STATED EXERCISE: Only a number is expected: how many lines in the data below contain the word "matplotlib".
--------------------------------
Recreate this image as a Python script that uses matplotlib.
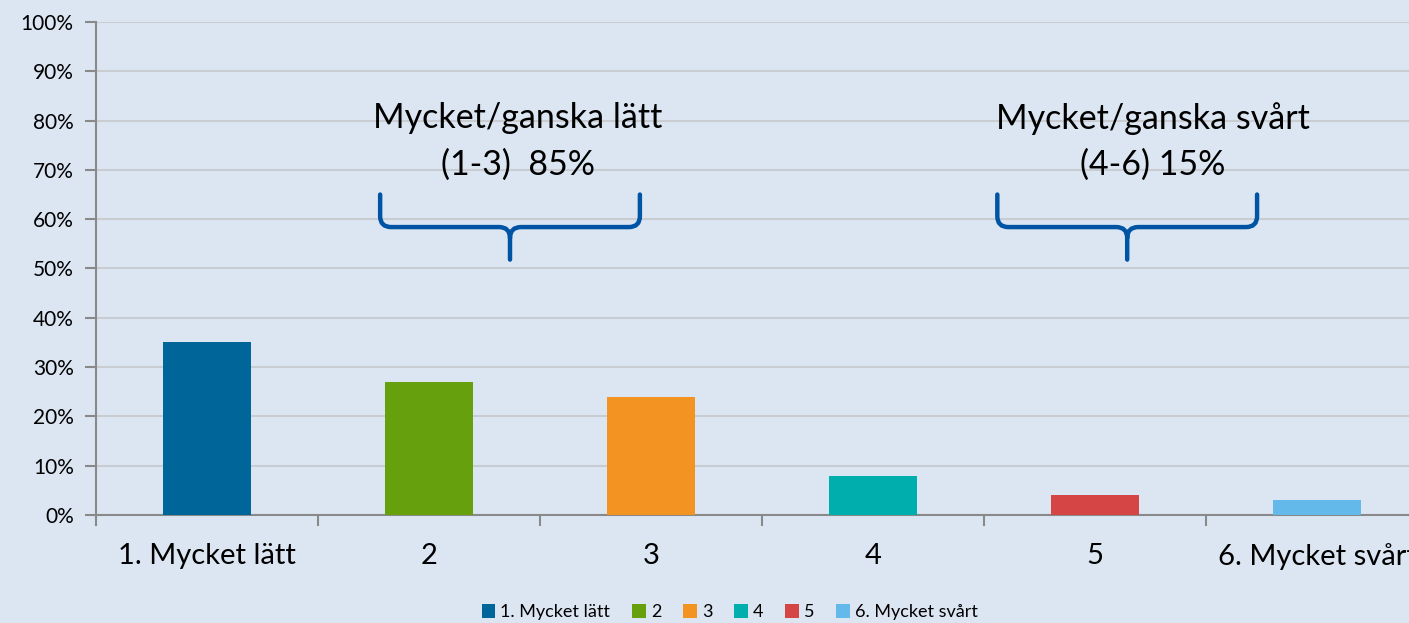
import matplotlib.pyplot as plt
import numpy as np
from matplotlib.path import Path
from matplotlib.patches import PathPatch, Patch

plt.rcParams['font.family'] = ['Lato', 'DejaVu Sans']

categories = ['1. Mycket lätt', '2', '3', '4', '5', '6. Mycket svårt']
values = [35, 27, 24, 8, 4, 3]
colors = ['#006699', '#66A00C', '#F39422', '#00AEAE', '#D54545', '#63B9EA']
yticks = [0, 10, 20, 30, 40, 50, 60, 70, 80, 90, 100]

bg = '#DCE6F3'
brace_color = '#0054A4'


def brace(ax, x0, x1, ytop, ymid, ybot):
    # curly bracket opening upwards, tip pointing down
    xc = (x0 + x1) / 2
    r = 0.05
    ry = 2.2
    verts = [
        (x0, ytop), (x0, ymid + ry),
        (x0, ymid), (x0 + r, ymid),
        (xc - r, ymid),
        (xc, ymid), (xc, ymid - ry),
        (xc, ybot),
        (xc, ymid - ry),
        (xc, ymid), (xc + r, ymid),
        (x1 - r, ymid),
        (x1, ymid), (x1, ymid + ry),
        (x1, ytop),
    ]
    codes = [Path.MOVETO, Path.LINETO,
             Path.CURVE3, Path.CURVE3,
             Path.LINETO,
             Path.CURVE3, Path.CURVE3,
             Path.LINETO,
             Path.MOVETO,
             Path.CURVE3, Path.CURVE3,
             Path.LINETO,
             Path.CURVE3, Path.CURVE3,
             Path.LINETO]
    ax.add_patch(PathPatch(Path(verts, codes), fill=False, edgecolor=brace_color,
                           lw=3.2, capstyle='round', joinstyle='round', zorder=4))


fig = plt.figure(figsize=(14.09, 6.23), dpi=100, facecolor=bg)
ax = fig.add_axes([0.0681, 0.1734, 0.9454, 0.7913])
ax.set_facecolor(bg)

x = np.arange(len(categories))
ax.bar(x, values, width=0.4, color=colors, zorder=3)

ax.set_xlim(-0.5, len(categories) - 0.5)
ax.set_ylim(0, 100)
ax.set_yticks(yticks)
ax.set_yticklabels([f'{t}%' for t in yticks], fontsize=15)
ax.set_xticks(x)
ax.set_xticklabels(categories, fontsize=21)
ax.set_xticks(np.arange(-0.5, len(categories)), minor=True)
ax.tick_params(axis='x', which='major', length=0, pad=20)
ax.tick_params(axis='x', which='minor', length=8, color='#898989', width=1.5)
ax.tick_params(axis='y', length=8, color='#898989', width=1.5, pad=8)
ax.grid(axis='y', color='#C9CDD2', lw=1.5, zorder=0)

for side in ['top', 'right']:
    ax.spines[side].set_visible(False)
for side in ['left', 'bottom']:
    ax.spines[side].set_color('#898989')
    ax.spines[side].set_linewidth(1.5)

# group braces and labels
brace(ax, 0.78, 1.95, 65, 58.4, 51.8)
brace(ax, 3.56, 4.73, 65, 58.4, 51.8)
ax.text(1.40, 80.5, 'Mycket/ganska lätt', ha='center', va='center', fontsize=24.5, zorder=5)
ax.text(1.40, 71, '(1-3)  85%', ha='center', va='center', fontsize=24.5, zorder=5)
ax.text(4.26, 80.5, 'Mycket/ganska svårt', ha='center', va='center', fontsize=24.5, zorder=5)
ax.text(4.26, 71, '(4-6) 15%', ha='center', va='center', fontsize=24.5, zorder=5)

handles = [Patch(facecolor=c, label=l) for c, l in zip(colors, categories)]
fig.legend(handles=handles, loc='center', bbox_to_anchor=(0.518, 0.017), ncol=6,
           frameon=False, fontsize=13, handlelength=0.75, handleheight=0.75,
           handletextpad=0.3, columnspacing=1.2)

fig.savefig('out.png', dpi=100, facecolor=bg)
--------------------------------
SOLUTION TO THIS EXERCISE: 4